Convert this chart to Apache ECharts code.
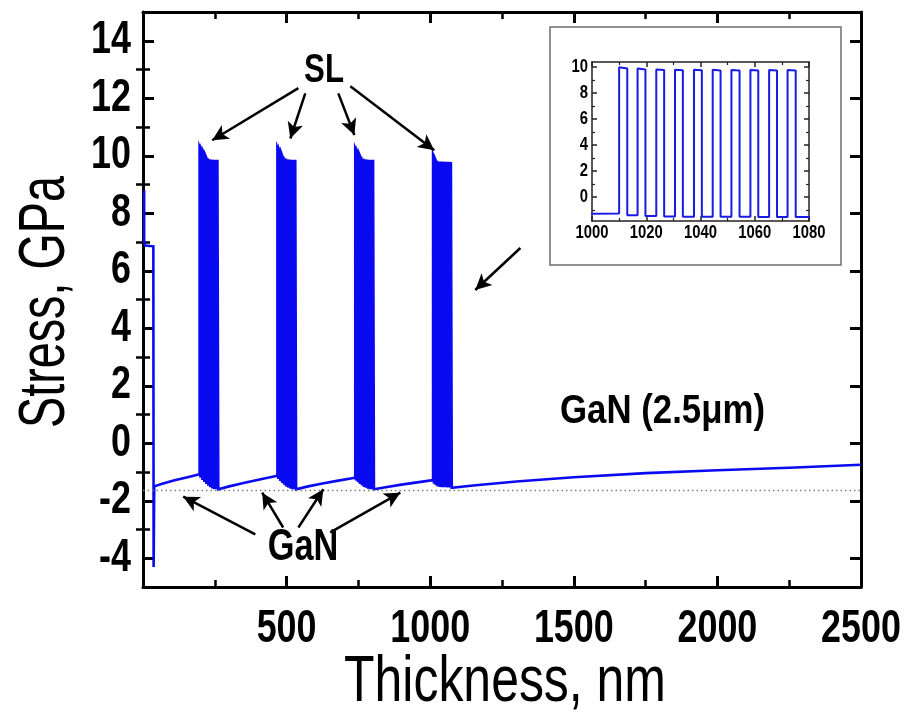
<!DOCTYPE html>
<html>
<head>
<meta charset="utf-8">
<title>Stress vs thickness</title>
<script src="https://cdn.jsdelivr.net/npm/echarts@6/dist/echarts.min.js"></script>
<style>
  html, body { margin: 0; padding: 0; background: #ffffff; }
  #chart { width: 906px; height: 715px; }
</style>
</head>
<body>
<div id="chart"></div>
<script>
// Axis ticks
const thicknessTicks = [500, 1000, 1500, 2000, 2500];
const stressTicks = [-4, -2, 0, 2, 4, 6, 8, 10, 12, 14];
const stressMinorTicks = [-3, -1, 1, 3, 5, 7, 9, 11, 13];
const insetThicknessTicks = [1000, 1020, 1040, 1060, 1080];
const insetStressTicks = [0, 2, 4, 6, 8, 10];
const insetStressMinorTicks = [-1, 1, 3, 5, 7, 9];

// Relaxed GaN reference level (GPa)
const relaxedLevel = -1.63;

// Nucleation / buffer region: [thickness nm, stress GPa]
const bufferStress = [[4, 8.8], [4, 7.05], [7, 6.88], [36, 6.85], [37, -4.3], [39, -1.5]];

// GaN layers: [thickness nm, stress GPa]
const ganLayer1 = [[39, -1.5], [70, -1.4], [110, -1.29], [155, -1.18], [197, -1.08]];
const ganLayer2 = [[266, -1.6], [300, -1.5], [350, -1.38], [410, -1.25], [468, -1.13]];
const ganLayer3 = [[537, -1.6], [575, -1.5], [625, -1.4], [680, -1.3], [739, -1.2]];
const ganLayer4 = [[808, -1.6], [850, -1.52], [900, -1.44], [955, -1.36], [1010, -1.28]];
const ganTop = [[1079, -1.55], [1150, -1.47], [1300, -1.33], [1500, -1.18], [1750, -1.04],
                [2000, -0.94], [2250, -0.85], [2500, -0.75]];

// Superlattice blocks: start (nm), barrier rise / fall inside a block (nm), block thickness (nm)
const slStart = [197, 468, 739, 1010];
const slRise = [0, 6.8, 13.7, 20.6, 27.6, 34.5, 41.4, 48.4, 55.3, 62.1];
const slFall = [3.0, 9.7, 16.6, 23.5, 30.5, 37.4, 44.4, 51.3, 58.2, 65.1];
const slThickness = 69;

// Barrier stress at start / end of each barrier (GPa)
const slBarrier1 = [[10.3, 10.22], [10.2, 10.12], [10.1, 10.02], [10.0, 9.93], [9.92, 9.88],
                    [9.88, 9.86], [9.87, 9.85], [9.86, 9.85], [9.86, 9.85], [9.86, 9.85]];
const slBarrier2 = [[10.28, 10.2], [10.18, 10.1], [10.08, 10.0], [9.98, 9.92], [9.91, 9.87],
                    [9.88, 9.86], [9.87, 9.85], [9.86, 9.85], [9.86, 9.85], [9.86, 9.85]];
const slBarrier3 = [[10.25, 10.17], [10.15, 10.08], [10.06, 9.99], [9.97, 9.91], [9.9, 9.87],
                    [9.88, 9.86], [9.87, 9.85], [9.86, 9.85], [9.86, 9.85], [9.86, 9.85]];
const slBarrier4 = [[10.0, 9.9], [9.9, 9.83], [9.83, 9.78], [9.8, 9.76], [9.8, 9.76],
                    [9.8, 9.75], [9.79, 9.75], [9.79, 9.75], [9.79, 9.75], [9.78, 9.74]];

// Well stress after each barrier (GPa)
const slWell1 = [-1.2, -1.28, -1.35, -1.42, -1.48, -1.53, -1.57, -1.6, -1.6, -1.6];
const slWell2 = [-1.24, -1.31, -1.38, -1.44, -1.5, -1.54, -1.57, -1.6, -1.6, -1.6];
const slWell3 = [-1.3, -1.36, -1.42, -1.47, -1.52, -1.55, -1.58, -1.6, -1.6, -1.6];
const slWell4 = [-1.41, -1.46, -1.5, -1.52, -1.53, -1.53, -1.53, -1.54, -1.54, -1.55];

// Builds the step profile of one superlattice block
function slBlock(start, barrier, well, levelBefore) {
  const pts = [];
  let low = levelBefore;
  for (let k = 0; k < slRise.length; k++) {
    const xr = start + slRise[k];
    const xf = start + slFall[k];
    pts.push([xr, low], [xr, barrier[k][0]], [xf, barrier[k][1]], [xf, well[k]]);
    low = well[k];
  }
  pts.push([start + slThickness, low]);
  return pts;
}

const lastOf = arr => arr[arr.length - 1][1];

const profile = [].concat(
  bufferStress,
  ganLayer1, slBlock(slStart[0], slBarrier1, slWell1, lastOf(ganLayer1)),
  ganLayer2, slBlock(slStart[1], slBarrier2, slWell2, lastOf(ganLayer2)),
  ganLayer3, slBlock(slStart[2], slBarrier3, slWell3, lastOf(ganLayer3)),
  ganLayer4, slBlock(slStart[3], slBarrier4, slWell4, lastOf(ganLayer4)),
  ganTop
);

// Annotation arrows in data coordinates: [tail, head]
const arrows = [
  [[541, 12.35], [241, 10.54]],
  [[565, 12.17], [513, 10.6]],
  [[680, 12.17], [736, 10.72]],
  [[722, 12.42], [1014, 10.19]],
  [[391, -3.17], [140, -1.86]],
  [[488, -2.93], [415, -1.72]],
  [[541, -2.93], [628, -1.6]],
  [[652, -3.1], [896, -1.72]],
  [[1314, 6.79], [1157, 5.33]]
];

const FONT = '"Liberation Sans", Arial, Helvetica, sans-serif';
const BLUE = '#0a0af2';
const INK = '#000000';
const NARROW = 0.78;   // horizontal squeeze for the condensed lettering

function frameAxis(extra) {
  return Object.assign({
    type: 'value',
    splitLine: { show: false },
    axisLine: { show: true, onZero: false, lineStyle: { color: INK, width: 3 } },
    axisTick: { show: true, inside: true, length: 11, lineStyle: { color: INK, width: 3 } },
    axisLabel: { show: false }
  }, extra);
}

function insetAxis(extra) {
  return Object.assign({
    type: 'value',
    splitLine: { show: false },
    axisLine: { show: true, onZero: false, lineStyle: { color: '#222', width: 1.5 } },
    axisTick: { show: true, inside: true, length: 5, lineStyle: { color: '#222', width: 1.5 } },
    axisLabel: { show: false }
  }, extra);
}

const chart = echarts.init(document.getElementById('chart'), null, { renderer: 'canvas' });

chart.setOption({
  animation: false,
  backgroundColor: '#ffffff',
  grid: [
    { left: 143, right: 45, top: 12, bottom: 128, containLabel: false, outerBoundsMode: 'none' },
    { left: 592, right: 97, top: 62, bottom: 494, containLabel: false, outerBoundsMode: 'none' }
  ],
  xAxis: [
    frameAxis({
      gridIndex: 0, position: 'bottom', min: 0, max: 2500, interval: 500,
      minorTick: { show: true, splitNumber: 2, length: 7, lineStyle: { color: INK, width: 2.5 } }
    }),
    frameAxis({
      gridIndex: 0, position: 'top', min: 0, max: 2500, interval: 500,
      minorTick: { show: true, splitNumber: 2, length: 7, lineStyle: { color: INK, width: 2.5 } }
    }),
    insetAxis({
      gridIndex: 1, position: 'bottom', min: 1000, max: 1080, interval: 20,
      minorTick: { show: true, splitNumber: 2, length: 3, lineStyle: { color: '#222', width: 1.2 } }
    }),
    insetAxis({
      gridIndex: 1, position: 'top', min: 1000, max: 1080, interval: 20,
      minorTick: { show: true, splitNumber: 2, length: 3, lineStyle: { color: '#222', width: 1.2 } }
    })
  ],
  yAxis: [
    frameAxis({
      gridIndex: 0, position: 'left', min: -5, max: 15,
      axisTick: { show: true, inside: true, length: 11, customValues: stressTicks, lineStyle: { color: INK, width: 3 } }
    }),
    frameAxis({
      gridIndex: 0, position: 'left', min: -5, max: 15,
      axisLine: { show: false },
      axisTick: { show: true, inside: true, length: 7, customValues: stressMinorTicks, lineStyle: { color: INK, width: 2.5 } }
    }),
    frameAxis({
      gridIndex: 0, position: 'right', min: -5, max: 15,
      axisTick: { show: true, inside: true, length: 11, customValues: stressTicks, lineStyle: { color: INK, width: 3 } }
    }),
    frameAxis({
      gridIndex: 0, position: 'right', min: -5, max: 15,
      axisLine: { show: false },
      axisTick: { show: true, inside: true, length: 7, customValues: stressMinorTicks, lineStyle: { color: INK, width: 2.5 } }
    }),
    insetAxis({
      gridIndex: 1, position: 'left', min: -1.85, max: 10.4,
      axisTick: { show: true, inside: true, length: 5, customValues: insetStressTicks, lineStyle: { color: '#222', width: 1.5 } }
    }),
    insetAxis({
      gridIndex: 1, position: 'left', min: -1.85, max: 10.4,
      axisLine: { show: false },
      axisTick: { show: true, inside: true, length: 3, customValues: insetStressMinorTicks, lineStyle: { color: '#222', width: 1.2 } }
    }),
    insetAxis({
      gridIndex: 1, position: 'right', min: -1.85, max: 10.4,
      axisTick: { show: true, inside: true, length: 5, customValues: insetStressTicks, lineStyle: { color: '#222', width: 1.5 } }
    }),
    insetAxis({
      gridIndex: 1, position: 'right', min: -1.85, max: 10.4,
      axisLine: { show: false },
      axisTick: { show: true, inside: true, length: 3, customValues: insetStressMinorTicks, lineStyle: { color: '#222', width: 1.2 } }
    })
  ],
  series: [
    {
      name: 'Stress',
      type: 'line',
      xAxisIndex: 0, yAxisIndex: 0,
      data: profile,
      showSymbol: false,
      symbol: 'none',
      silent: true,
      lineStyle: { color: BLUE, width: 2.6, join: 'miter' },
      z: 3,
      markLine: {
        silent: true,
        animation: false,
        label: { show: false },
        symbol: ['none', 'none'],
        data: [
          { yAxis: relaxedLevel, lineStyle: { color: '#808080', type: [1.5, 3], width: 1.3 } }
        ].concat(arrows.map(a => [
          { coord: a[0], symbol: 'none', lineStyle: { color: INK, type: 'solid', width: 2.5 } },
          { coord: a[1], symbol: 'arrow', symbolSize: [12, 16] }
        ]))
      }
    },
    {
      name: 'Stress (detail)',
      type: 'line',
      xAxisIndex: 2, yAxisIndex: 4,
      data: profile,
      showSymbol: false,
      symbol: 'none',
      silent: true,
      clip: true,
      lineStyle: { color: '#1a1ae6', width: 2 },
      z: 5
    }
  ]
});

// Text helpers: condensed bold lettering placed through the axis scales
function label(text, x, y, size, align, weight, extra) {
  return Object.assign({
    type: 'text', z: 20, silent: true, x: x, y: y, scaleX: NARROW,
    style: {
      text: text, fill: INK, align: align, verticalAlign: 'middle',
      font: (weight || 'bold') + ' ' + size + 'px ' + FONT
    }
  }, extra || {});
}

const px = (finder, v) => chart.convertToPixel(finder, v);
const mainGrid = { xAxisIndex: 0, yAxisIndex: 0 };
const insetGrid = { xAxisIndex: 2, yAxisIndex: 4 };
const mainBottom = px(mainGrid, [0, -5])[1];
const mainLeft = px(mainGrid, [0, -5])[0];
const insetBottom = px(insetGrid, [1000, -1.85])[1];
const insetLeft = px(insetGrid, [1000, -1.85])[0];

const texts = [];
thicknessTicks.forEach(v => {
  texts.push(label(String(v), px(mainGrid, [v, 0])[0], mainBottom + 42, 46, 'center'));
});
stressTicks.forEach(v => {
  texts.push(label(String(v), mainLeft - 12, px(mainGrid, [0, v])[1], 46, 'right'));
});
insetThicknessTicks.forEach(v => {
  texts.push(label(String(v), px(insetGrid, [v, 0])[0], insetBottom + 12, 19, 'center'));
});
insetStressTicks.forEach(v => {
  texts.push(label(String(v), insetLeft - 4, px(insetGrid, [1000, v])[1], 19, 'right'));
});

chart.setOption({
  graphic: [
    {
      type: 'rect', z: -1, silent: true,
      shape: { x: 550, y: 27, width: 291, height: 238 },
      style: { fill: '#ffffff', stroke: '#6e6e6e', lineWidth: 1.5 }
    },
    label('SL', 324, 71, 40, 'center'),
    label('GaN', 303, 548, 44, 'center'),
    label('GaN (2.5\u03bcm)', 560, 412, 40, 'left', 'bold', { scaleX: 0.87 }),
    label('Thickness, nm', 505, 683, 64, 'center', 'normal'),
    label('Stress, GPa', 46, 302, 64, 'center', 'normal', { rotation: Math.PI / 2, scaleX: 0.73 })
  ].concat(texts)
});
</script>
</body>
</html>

==

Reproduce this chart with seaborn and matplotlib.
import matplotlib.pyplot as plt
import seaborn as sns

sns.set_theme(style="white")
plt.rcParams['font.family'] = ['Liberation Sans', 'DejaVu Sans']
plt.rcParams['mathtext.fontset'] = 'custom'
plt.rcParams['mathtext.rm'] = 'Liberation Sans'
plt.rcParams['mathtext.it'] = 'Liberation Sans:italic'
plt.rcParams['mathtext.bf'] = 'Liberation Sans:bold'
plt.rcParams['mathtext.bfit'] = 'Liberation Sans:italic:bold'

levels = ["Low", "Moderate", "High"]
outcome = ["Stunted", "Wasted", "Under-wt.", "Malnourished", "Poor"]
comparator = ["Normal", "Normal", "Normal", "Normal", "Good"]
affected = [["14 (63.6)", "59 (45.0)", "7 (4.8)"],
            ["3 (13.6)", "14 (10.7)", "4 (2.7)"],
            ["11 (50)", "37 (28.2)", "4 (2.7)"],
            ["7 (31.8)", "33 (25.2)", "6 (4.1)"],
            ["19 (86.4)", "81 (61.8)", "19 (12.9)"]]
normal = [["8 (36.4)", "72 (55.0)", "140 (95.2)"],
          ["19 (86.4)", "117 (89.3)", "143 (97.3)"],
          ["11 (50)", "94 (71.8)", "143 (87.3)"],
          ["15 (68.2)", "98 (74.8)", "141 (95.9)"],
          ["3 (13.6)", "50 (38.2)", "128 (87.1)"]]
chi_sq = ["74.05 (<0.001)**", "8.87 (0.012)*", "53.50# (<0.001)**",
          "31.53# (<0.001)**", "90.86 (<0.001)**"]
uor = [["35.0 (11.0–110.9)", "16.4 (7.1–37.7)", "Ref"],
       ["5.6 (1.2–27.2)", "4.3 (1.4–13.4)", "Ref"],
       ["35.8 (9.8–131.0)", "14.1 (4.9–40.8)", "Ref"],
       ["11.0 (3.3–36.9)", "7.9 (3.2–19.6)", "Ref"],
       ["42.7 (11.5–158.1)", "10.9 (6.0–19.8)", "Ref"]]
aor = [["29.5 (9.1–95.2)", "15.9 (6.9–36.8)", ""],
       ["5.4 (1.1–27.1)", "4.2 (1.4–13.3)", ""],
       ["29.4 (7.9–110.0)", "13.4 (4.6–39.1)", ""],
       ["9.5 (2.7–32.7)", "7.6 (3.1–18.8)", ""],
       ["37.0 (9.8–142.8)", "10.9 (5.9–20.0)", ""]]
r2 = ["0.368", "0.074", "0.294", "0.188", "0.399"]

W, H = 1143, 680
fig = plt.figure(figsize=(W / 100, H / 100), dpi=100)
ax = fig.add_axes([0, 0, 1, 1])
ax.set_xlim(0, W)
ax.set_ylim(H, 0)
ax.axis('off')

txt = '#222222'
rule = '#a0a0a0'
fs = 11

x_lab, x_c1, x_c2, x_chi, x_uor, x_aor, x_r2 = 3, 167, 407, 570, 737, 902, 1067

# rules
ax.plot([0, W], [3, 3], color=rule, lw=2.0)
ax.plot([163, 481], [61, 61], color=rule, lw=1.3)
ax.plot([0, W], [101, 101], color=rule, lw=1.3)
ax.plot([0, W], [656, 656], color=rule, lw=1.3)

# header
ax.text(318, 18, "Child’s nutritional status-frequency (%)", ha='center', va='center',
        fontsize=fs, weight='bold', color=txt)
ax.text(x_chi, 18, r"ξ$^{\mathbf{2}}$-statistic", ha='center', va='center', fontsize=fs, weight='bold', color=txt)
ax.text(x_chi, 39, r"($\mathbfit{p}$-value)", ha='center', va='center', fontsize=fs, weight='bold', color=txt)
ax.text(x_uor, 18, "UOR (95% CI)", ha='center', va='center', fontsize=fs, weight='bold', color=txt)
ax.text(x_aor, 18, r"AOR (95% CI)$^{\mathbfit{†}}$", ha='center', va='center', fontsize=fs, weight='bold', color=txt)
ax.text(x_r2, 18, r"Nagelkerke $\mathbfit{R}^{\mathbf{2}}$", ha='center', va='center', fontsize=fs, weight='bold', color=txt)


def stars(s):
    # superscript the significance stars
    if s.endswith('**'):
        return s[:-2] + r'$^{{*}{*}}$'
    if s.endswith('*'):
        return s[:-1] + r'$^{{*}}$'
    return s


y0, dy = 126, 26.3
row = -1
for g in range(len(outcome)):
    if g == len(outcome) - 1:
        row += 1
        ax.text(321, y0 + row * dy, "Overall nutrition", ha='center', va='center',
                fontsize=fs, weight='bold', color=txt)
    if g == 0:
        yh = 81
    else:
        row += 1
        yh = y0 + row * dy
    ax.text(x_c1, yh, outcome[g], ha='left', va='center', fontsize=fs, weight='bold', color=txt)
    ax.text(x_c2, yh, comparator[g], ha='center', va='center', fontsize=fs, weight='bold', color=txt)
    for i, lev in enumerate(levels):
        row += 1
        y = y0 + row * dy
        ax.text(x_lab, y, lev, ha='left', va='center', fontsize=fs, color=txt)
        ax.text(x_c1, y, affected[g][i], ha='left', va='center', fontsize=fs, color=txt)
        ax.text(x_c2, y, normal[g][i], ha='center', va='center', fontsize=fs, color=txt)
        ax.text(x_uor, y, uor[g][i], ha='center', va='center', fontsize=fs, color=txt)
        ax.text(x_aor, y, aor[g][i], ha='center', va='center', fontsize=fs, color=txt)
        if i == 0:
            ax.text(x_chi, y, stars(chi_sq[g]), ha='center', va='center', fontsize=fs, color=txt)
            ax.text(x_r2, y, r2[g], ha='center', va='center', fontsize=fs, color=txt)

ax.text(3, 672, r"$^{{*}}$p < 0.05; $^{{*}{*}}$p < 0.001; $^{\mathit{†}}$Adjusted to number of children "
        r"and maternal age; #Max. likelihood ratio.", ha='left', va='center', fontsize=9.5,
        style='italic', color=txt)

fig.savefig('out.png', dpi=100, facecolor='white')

GIVEN EXERCISE. Keep the pictures out, and extract only the lines that begin at the one containing "Convert this chart to Apache ECharts code." and end at the one containing "[2000, -0.94], [2250, -0.85], [2500, -0.75]];", inclusive.

TASK RESULT.
Convert this chart to Apache ECharts code.
<!DOCTYPE html>
<html>
<head>
<meta charset="utf-8">
<title>Stress vs thickness</title>
<script src="https://cdn.jsdelivr.net/npm/echarts@6/dist/echarts.min.js"></script>
<style>
  html, body { margin: 0; padding: 0; background: #ffffff; }
  #chart { width: 906px; height: 715px; }
</style>
</head>
<body>
<div id="chart"></div>
<script>
// Axis ticks
const thicknessTicks = [500, 1000, 1500, 2000, 2500];
const stressTicks = [-4, -2, 0, 2, 4, 6, 8, 10, 12, 14];
const stressMinorTicks = [-3, -1, 1, 3, 5, 7, 9, 11, 13];
const insetThicknessTicks = [1000, 1020, 1040, 1060, 1080];
const insetStressTicks = [0, 2, 4, 6, 8, 10];
const insetStressMinorTicks = [-1, 1, 3, 5, 7, 9];

// Relaxed GaN reference level (GPa)
const relaxedLevel = -1.63;

// Nucleation / buffer region: [thickness nm, stress GPa]
const bufferStress = [[4, 8.8], [4, 7.05], [7, 6.88], [36, 6.85], [37, -4.3], [39, -1.5]];

// GaN layers: [thickness nm, stress GPa]
const ganLayer1 = [[39, -1.5], [70, -1.4], [110, -1.29], [155, -1.18], [197, -1.08]];
const ganLayer2 = [[266, -1.6], [300, -1.5], [350, -1.38], [410, -1.25], [468, -1.13]];
const ganLayer3 = [[537, -1.6], [575, -1.5], [625, -1.4], [680, -1.3], [739, -1.2]];
const ganLayer4 = [[808, -1.6], [850, -1.52], [900, -1.44], [955, -1.36], [1010, -1.28]];
const ganTop = [[1079, -1.55], [1150, -1.47], [1300, -1.33], [1500, -1.18], [1750, -1.04],
                [2000, -0.94], [2250, -0.85], [2500, -0.75]];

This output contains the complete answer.